The matching is determined by the MxN match_quality_matrix, that characterizes how well each (ground-truth, prediction)-pair match each other. For example, if the elements are boxes, this matrix may contain box intersection-over-union overlap values.

The matcher returns (a) a vector of length N containing the index of the ground-truth element m in [0, M) that matches to prediction n in [0, N). (b) a vector of length N containing the labels for each prediction.

Arguments:

  • thresholds: a list of thresholds used to stratify predictions into levels.

  • labels: a list of values to label predictions belonging at each level. A label can be one of {-1, 0, 1} signifying {ignore, negative class, positive class}, respectively.

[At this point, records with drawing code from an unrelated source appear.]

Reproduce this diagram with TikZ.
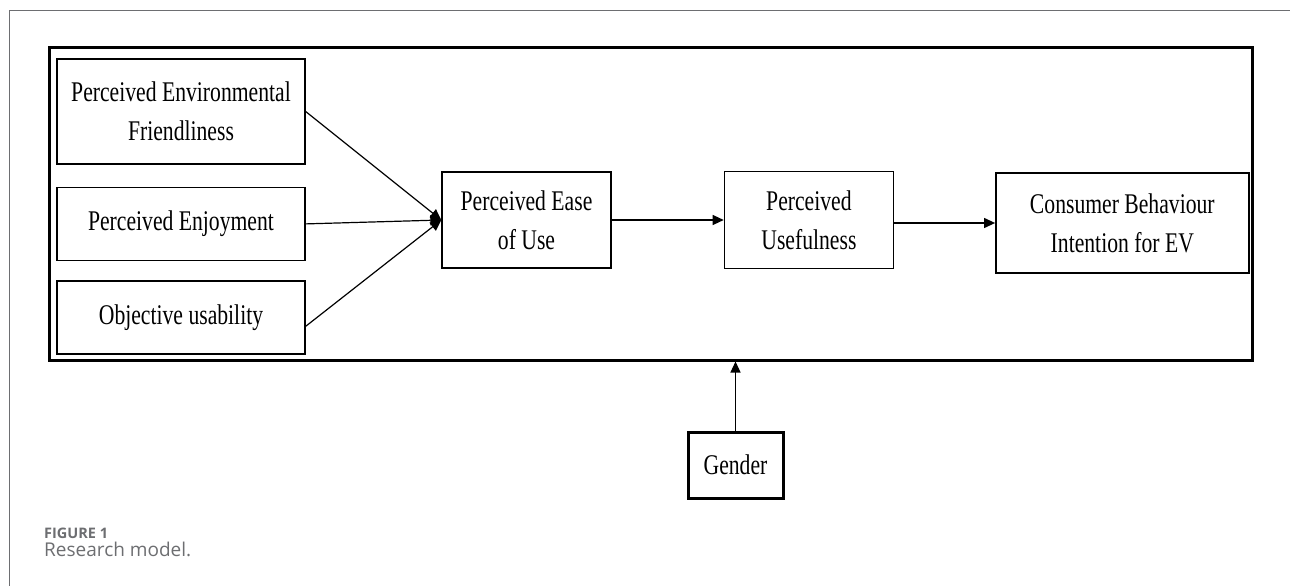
\documentclass[tikz,border=0pt]{standalone}
\usepackage{fontspec}
\setmainfont[FakeStretch=0.76]{Liberation Serif}
\newfontfamily\capfont{Open Sans}
\usepackage{tikz}
\usetikzlibrary{arrows.meta,positioning}

\definecolor{framegray}{HTML}{6D6E71}
\definecolor{capgray}{HTML}{6D6E71}

\tikzset{
  var/.style={draw,line width=1.4pt,rectangle,align=center,inner sep=0pt,
    font=\fontsize{28.5}{39}\selectfont},
  link/.style={->,line width=1.2pt}
}

\begin{document}
\begin{tikzpicture}[x=1pt,y=-1pt,>={Triangle[length=11pt,width=10pt]},node distance=20pt]
  \useasboundingbox (0,0) rectangle (1290,586);
  % figure frame (only the top and left edges show)
  \draw[framegray,line width=1.5pt] (9.5,586) |- (1290,10.5);
  % model box
  \node[draw,line width=3pt,minimum width=1203pt,minimum height=312pt,inner sep=0pt] (model) at (651,204) {};
  % antecedents
  \node[var,minimum width=248pt,minimum height=105pt] (pef) at (181,111.5) {Perceived Environmental\\Friendliness};
  \node[var,minimum width=248pt,minimum height=73pt] [below=22pt of pef] (pe) {Perceived Enjoyment};
  \node[var,minimum width=248pt,minimum height=73pt] [below=19pt of pe] (ou) {Objective usability};
  % mediators and outcome
  \node[var,minimum width=169pt,minimum height=96pt] (peou) at (526.5,220) {Perceived Ease\\of Use};
  \node[var,minimum width=169pt,minimum height=97pt] [right=112pt of peou] (pu) {Perceived\\Usefulness};
  \node[var,minimum width=253pt,minimum height=100pt] [right=101pt of pu,yshift=-3pt] (cbi) {Consumer Behaviour\\Intention for EV};
  % moderator
  \node[var,line width=3pt,minimum width=95pt,minimum height=66pt] (gender) at (735.5,465) {Gender};
  \path[link]
    (pef.east) edge (peou.west)
    (pe.east) edge (peou.west)
    ([yshift=-9pt]ou.east) edge (peou.west)
    (peou.east) edge (pu.west)
    (cbi.west -| pu.east) edge (cbi.west)
    (gender.north) edge (gender.north |- model.south);
  % caption
  \node[anchor=base west,inner sep=0pt,text=capgray,font=\capfont\bfseries\fontsize{14.5}{16}\selectfont] (fig) at (44,538) {FIGURE 1};
  \node[anchor=base west,inner sep=0pt,text=capgray,font=\capfont\fontsize{19}{20}\selectfont] (cap) at (44,556) {Research model.};
\end{tikzpicture}
\end{document}
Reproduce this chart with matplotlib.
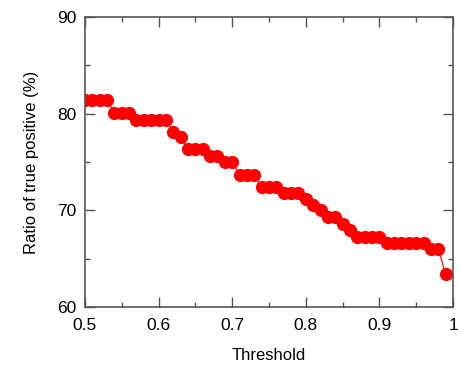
import numpy as np
import matplotlib
matplotlib.use("Agg")
import matplotlib.pyplot as plt
from matplotlib.ticker import MultipleLocator

plt.rcParams['font.family'] = ['Liberation Sans', 'DejaVu Sans']

# threshold values and ratio of true positive (%)
threshold = [0.50, 0.51, 0.52, 0.53, 0.54, 0.55, 0.56, 0.57, 0.58, 0.59,
             0.60, 0.61, 0.62, 0.63, 0.64, 0.65, 0.66, 0.67, 0.68, 0.69,
             0.70, 0.71, 0.72, 0.73, 0.74, 0.75, 0.76, 0.77, 0.78, 0.79,
             0.80, 0.81, 0.82, 0.83, 0.84, 0.85, 0.86, 0.87, 0.88, 0.89,
             0.90, 0.91, 0.92, 0.93, 0.94, 0.95, 0.96, 0.97, 0.98, 0.99]
ratio_tp = [81.4, 81.4, 81.4, 81.4, 80.1, 80.1, 80.1, 79.4, 79.4, 79.4,
            79.4, 79.4, 78.1, 77.6, 76.3, 76.3, 76.3, 75.65, 75.65, 75.0,
            75.0, 73.7, 73.7, 73.7, 72.4, 72.4, 72.4, 71.8, 71.8, 71.8,
            71.2, 70.6, 70.0, 69.3, 69.3, 68.6, 68.0, 67.3, 67.3, 67.3,
            67.3, 66.65, 66.65, 66.65, 66.65, 66.65, 66.65, 66.0, 66.0, 63.4]
xtick_vals = [0.5, 0.6, 0.7, 0.8, 0.9, 1.0]
xtick_labels = ['0.5', '0.6', '0.7', '0.8', '0.9', '1']

fig = plt.figure(figsize=(4.59, 3.70), dpi=100)
ax = fig.add_axes([0.185, 0.170, 0.802, 0.784])

ax.plot(threshold, ratio_tp, '-', color='red', lw=0.8)
ax.plot(threshold, ratio_tp, 'o', color='red', ms=9.5, mec='none')

ax.set_xlim(0.5, 1.0)
ax.set_ylim(60, 90)
ax.set_xticks(xtick_vals)
ax.set_xticklabels(xtick_labels)
ax.xaxis.set_minor_locator(MultipleLocator(0.05))
ax.yaxis.set_major_locator(MultipleLocator(10))
ax.yaxis.set_minor_locator(MultipleLocator(5))

for s in ax.spines.values():
    s.set_color('#555555')
    s.set_linewidth(1.2)
ax.tick_params(which='both', direction='in', top=True, right=True,
               color='#555555', width=1.0, labelsize=12.5)
ax.tick_params(which='major', length=7)
ax.tick_params(which='minor', length=3.5)
ax.tick_params(axis='x', pad=8)
ax.tick_params(axis='y', pad=6)

ax.set_xlabel('Threshold', fontsize=12, labelpad=11)
ax.set_ylabel('Ratio of true positive (%)', fontsize=12, labelpad=13)

fig.savefig('out.png', dpi=100)
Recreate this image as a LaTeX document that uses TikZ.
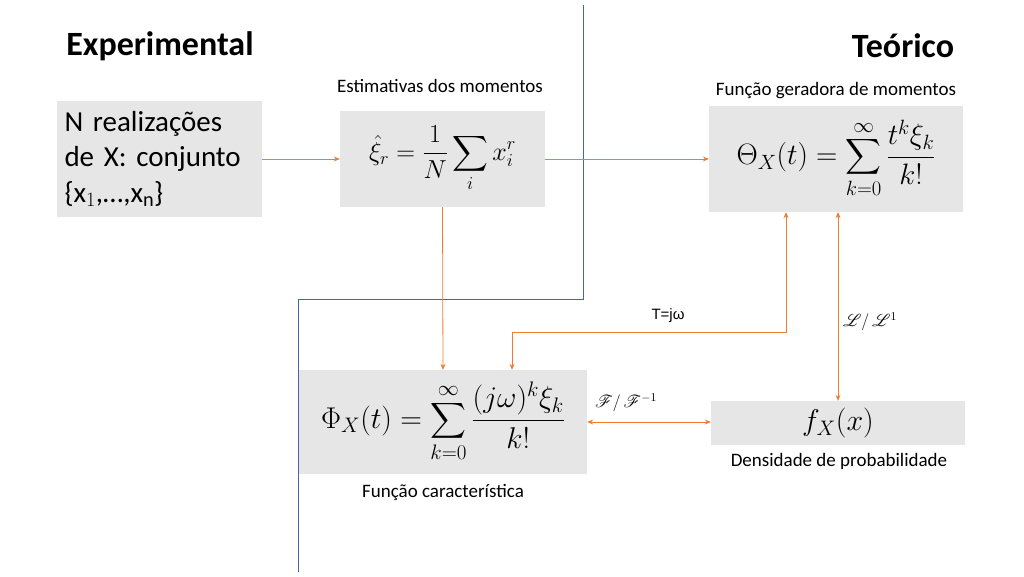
\RequirePackage{fix-cm}
\documentclass[tikz,border=0pt]{standalone}
\usepackage{fontspec}
\usepackage{amsmath}
\usepackage{mathrsfs}
\setmainfont{Carlito}
\newfontfamily\arialfont{Liberation Sans}
\usetikzlibrary{positioning,calc,arrows.meta}

\definecolor{boxgray}{RGB}{231,230,230}
\definecolor{linkorange}{RGB}{237,125,49}
\definecolor{splitblue}{RGB}{68,100,176}

\tikzset{
	blk/.style={fill=boxgray, inner sep=0pt, align=center},
	lnk/.style={draw=linkorange, line width=0.8pt, -{Stealth[length=6pt,width=5pt]}},
	dbl/.style={draw=linkorange, line width=0.8pt, {Stealth[length=6pt,width=5pt]}-{Stealth[length=6pt,width=5pt]}},
	lbl/.style={font=\fontsize{19}{22}\selectfont, inner sep=1pt},
	title/.style={font=\fontsize{34}{38}\selectfont\bfseries, inner sep=1pt}
}

\begin{document}
\begin{tikzpicture}[x=1pt, y=-1pt]
	\useasboundingbox (0,0) rectangle (1024,576);

	% divider between the two sides
	\draw [splitblue, line width=0.9pt] (583,5) -- (583,299) -- (298,299) -- (298,572);

	\node [title] (exp) at (160,46) {Experimental};
	\node [title] (teo) at (903,46) {Teórico};

	\node [blk, minimum width=205pt, minimum height=116pt, text width=190pt, align=left,
		font=\fontsize{29}{35.5}\selectfont] (real) at (159.5,159)
		{N realizações\\de X: conjunto\\\{x$_1$,\dots,x$_\text{n}$\}};
	\node [blk, minimum width=205pt, minimum height=96pt, font=\fontsize{26}{29}\selectfont] (est) at (442.5,159)
		{$\displaystyle \hat{\xi}_r=\frac{1}{N}\sum_i x_i^r$};
	\node [blk, minimum width=254pt, minimum height=106pt, font=\fontsize{29.5}{33}\selectfont] (theta) at (836,159)
		{$\displaystyle \Theta_X(t)=\sum_{k=0}^{\infty}\frac{t^k\xi_k}{k!}$};
	\node [blk, minimum width=288pt, minimum height=104pt, font=\fontsize{30}{34}\selectfont] (phi) at (443,422)
		{$\displaystyle \Phi_X(t)=\sum_{k=0}^{\infty}\frac{(j\omega)^k\xi_k}{k!}$};
	\node [blk, minimum width=254pt, minimum height=44pt, font=\fontsize{30}{34}\selectfont] (fx) at (838,423)
		{$f_X(x)$};

	\node [lbl] (estlbl) at (440,86) {Estimativas dos momentos};
	\node [lbl] (thetalbl) at (836,91) {Função geradora de momentos};
	\node [lbl] (philbl) at (443,493) {Função característica};
	\node [lbl] (fxlbl) at (839,461) {Densidade de probabilidade};

	\draw [lnk] (real) -- (est);
	\draw [lnk] (est) -- (theta);
	\draw [lnk] (est.south) -- (phi.north);
	\draw [dbl] ([xshift=69pt]phi.north) -- ++(0,-37) -| ([xshift=-50pt]theta.south);
	\draw [dbl] (theta.south -| fx.north) -- (fx.north);
	\draw [dbl] (phi.east) -- (phi.east -| fx.west);

	\node [lbl, font=\arialfont\fontsize{15}{18}\selectfont] (tjw) at (668,316) {T=jω};
	\node [lbl, font=\fontsize{17}{20}\selectfont] (lap) at (870,322) {$\mathscr{L}/\,\mathscr{L}^{1}$};
	\node [lbl, font=\fontsize{17}{20}\selectfont] (fou) at (626,403) {$\mathscr{F}/\,\mathscr{F}^{-1}$};
\end{tikzpicture}
\end{document}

  • allow_low_quality_matches: if True, produce additional matches for predictions with maximum match quality lower than high_threshold. See set_low_quality_matches_ for more details.

Example:

thresholds = [0.3, 0.5] labels = [0, -1, 1] All predictions with iou < 0.3 will be marked with 0 and thus will be considered as false positives while training. All predictions with 0.3 <= iou < 0.5 will be marked with -1 and thus will be ignored. All predictions with 0.5 <= iou will be marked with 1 and thus will be considered as true positives.